--- Exercise ---
Beginning with the first line, set down every line through the one containing "Section Vs. Vaginal", exactly as it appears, but not the pictures.
>>>
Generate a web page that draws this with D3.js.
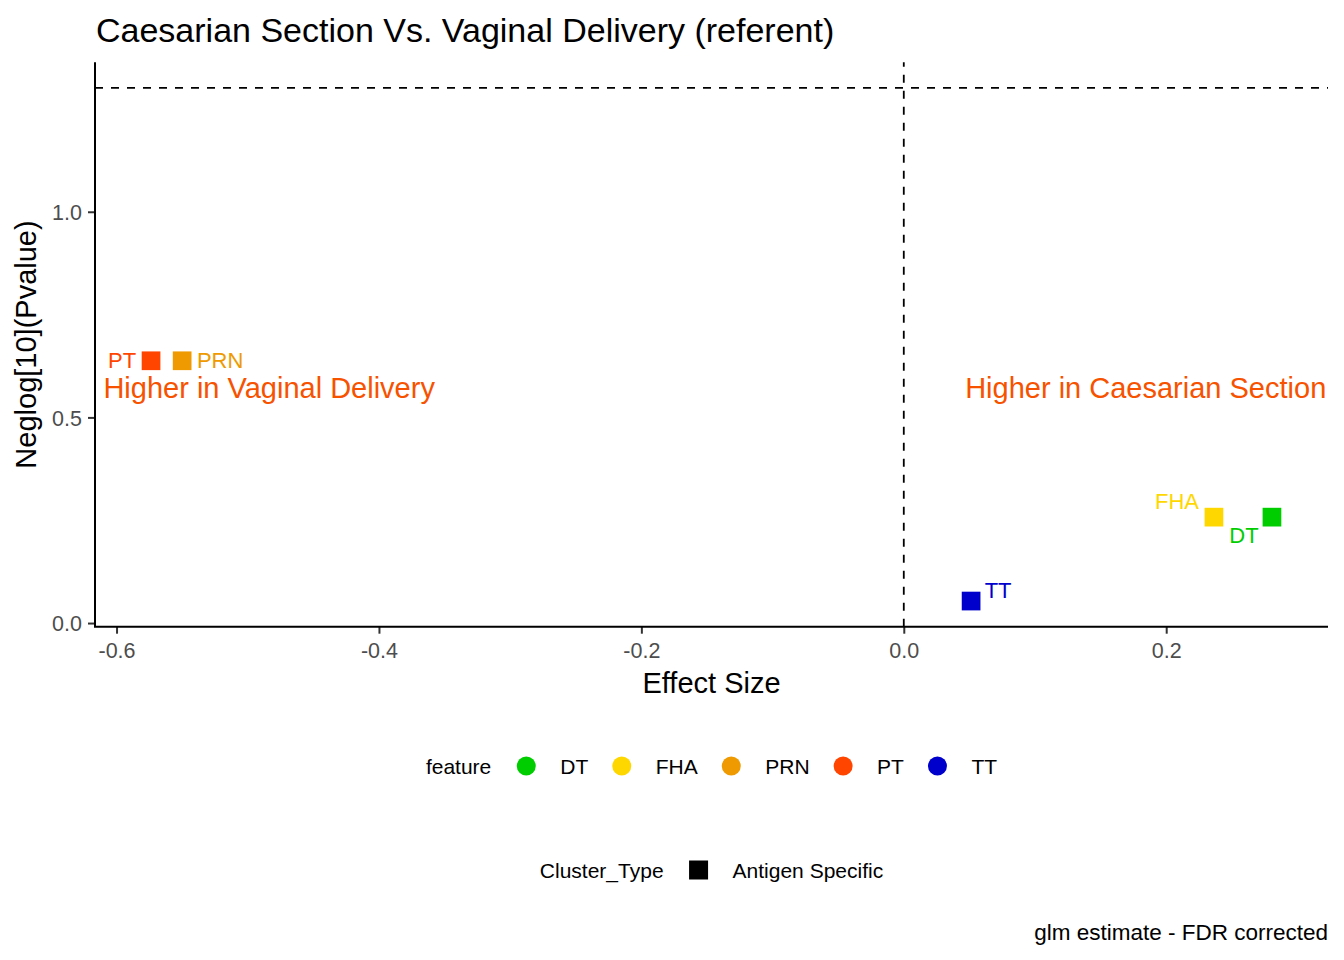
<!DOCTYPE html>
<meta charset="utf-8" />
<script src="https://d3js.org/d3.v7.js"></script>
<style>
  body { margin: 0; background: white; }
  text { font-family: "Liberation Sans", Arial, sans-serif; }
</style>
<div id="chart"></div>
<script>
  // data
  const features = ["DT", "FHA", "PRN", "PT", "TT"];
  const featureColors = ["#00CD00", "#FFD700", "#EE9A00", "#FF4500", "#0000CD"];
  const effectSize = [0.2806, 0.2364, -0.55, -0.5737, 0.0513];
  const neglogP = [0.2575, 0.2575, 0.6377, 0.6377, 0.0535];
  const clusterTypes = ["Antigen Specific"];

  const xTicks = [-0.6, -0.4, -0.2, 0.0, 0.2];
  const yTicks = [0.0, 0.5, 1.0];
  const pThreshold = -Math.log10(0.05);

  const annoText = ["Higher in Vaginal Delivery", "Higher in Caesarian Section"];
  const annoX = [-0.61, 0.322];
  const annoY = [0.573, 0.573];

  const width = 1344;
  const height = 960;
  const plot = { left: 95, right: 1328, top: 62.3, bottom: 626.7 };
  const annoColor = "#F75200";

  // label nudges (ggrepel result), in pixels
  const labelNudge = {
    DT: [-28, 18],
    FHA: [-37, -16],
    PRN: [38, -1],
    PT: [-29, -1],
    TT: [27, -11],
  };

  const data = features.map((f, i) => ({
    feature: f,
    color: featureColors[i],
    x: effectSize[i],
    y: neglogP[i],
  }));

  function expand(lo, hi) {
    const pad = (hi - lo) * 0.05;
    return [lo - pad, hi + pad];
  }

  const xs = d3
    .scaleLinear()
    .domain(expand(d3.min(effectSize), d3.max(effectSize.concat([0]))))
    .range([plot.left, plot.right]);
  const ys = d3
    .scaleLinear()
    .domain(expand(d3.min(neglogP), d3.max(neglogP.concat([pThreshold]))))
    .range([plot.bottom, plot.top]);

  // plain hyphen for negatives, like R
  const fmt = (d) => d3.format(".1f")(d).replace("\u2212", "-");

  const svg = d3
    .select("#chart")
    .append("svg")
    .attr("width", width)
    .attr("height", height);

  // title
  svg
    .append("text")
    .attr("x", 96)
    .attr("y", 41.7)
    .style("font-size", "34px")
    .style("fill", "black")
    .text("Caesarian Section Vs. Vaginal Delivery (referent)");

  // reference lines
  svg
    .append("line")
    .attr("x1", plot.left)
    .attr("x2", plot.right)
    .attr("y1", ys(pThreshold))
    .attr("y2", ys(pThreshold))
    .attr("stroke", "black")
    .attr("stroke-width", 1.8)
    .attr("stroke-dasharray", "8,8");
  svg
    .append("line")
    .attr("x1", xs(0))
    .attr("x2", xs(0))
    .attr("y1", plot.bottom)
    .attr("y2", plot.top)
    .attr("stroke", "black")
    .attr("stroke-width", 1.8)
    .attr("stroke-dasharray", "8,8");

  // axes
  const xAxis = svg
    .append("g")
    .attr("transform", `translate(0,${plot.bottom})`)
    .call(d3.axisBottom(xs).tickValues(xTicks).tickSize(7).tickFormat(fmt));
  const yAxis = svg
    .append("g")
    .attr("transform", `translate(${plot.left},0)`)
    .call(
      d3.axisLeft(ys).tickValues(yTicks).tickSize(7).tickPadding(6).tickFormat(fmt)
    );

  [xAxis, yAxis].forEach(function (ax) {
    ax.select(".domain").remove();
    ax.selectAll(".tick line").attr("stroke", "#333333").attr("stroke-width", 2);
    ax.selectAll(".tick text")
      .style("font-size", "21.5px")
      .style("font-family", '"Liberation Sans", Arial, sans-serif')
      .attr("fill", "#4D4D4D");
  });
  xAxis.selectAll(".tick text").attr("dy", "0.71em").attr("y", 16);
  yAxis.selectAll(".tick text").attr("dy", "0.36em");

  svg
    .append("path")
    .attr("d", `M${plot.left},${plot.top}V${plot.bottom}H${plot.right}`)
    .attr("fill", "none")
    .attr("stroke", "black")
    .attr("stroke-width", 2);

  // axis titles
  svg
    .append("text")
    .attr("x", (plot.left + plot.right) / 2)
    .attr("y", 693.4)
    .attr("text-anchor", "middle")
    .style("font-size", "29px")
    .text("Effect Size");
  svg
    .append("text")
    .attr("transform", `translate(36,${(plot.top + plot.bottom) / 2}) rotate(-90)`)
    .attr("text-anchor", "middle")
    .style("font-size", "29px")
    .text("Neglog[10](Pvalue)");

  // annotations
  svg
    .selectAll(".anno")
    .data(annoText)
    .enter()
    .append("text")
    .attr("class", "anno")
    .attr("x", (d, i) => xs(annoX[i]))
    .attr("y", (d, i) => ys(annoY[i]))
    .attr("dy", "0.36em")
    .attr("text-anchor", (d, i) => (i === 0 ? "start" : "end"))
    .style("font-size", "29px")
    .style("fill", annoColor)
    .text((d) => d);

  // points
  const sq = 18.7;
  svg
    .append("g")
    .selectAll("rect")
    .data(data)
    .enter()
    .append("rect")
    .attr("x", (d) => xs(d.x) - sq / 2)
    .attr("y", (d) => ys(d.y) - sq / 2)
    .attr("width", sq)
    .attr("height", sq)
    .attr("fill", (d) => d.color);

  // point labels
  svg
    .append("g")
    .selectAll("text")
    .data(data)
    .enter()
    .append("text")
    .attr("x", (d) => xs(d.x) + labelNudge[d.feature][0])
    .attr("y", (d) => ys(d.y) + labelNudge[d.feature][1])
    .attr("dy", "0.36em")
    .attr("text-anchor", "middle")
    .style("font-size", "22px")
    .style("fill", (d) => d.color)
    .text((d) => d.feature);

  // legends, centred on the panel
  const centreX = (plot.left + plot.right) / 2;

  function drawLegend(y, title, labels, drawKey) {
    const g = svg.append("g");
    let cx = 0;
    const t = g
      .append("text")
      .attr("x", cx)
      .attr("y", y)
      .attr("dy", "0.36em")
      .style("font-size", "21px")
      .text(title);
    cx += t.node().getComputedTextLength() + 35;
    labels.forEach(function (lab, i) {
      drawKey(g, cx, y, i);
      cx += 34;
      const lt = g
        .append("text")
        .attr("x", cx)
        .attr("y", y)
        .attr("dy", "0.36em")
        .style("font-size", "21px")
        .text(lab);
      cx += lt.node().getComputedTextLength();
      if (i < labels.length - 1) cx += 33.5;
    });
    g.attr("transform", `translate(${centreX - cx / 2},0)`);
  }

  drawLegend(766, "feature", features, function (g, cx, y, i) {
    g.append("circle")
      .attr("cx", cx)
      .attr("cy", y)
      .attr("r", 9.5)
      .attr("fill", featureColors[i]);
  });

  drawLegend(870, "Cluster_Type", clusterTypes, function (g, cx, y) {
    g.append("rect")
      .attr("x", cx - 9.5)
      .attr("y", y - 9.5)
      .attr("width", 19)
      .attr("height", 19)
      .attr("fill", "black");
  });

  // caption
  svg
    .append("text")
    .attr("x", 1328)
    .attr("y", 939.5)
    .attr("text-anchor", "end")
    .style("font-size", "22.5px")
    .text("glm estimate - FDR corrected");
</script>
<<<
--- Answer for the task ---
Generate a web page that draws this with D3.js.
<!DOCTYPE html>
<meta charset="utf-8" />
<script src="https://d3js.org/d3.v7.js"></script>
<style>
  body { margin: 0; background: white; }
  text { font-family: "Liberation Sans", Arial, sans-serif; }
</style>
<div id="chart"></div>
<script>
  // data
  const features = ["DT", "FHA", "PRN", "PT", "TT"];
  const featureColors = ["#00CD00", "#FFD700", "#EE9A00", "#FF4500", "#0000CD"];
  const effectSize = [0.2806, 0.2364, -0.55, -0.5737, 0.0513];
  const neglogP = [0.2575, 0.2575, 0.6377, 0.6377, 0.0535];
  const clusterTypes = ["Antigen Specific"];

  const xTicks = [-0.6, -0.4, -0.2, 0.0, 0.2];
  const yTicks = [0.0, 0.5, 1.0];
  const pThreshold = -Math.log10(0.05);

  const annoText = ["Higher in Vaginal Delivery", "Higher in Caesarian Section"];
  const annoX = [-0.61, 0.322];
  const annoY = [0.573, 0.573];

  const width = 1344;
  const height = 960;
  const plot = { left: 95, right: 1328, top: 62.3, bottom: 626.7 };
  const annoColor = "#F75200";

  // label nudges (ggrepel result), in pixels
  const labelNudge = {
    DT: [-28, 18],
    FHA: [-37, -16],
    PRN: [38, -1],
    PT: [-29, -1],
    TT: [27, -11],
  };

  const data = features.map((f, i) => ({
    feature: f,
    color: featureColors[i],
    x: effectSize[i],
    y: neglogP[i],
  }));

  function expand(lo, hi) {
    const pad = (hi - lo) * 0.05;
    return [lo - pad, hi + pad];
  }

  const xs = d3
    .scaleLinear()
    .domain(expand(d3.min(effectSize), d3.max(effectSize.concat([0]))))
    .range([plot.left, plot.right]);
  const ys = d3
    .scaleLinear()
    .domain(expand(d3.min(neglogP), d3.max(neglogP.concat([pThreshold]))))
    .range([plot.bottom, plot.top]);

  // plain hyphen for negatives, like R
  const fmt = (d) => d3.format(".1f")(d).replace("\u2212", "-");

  const svg = d3
    .select("#chart")
    .append("svg")
    .attr("width", width)
    .attr("height", height);

  // title
  svg
    .append("text")
    .attr("x", 96)
    .attr("y", 41.7)
    .style("font-size", "34px")
    .style("fill", "black")
    .text("Caesarian Section Vs. Vaginal Delivery (referent)");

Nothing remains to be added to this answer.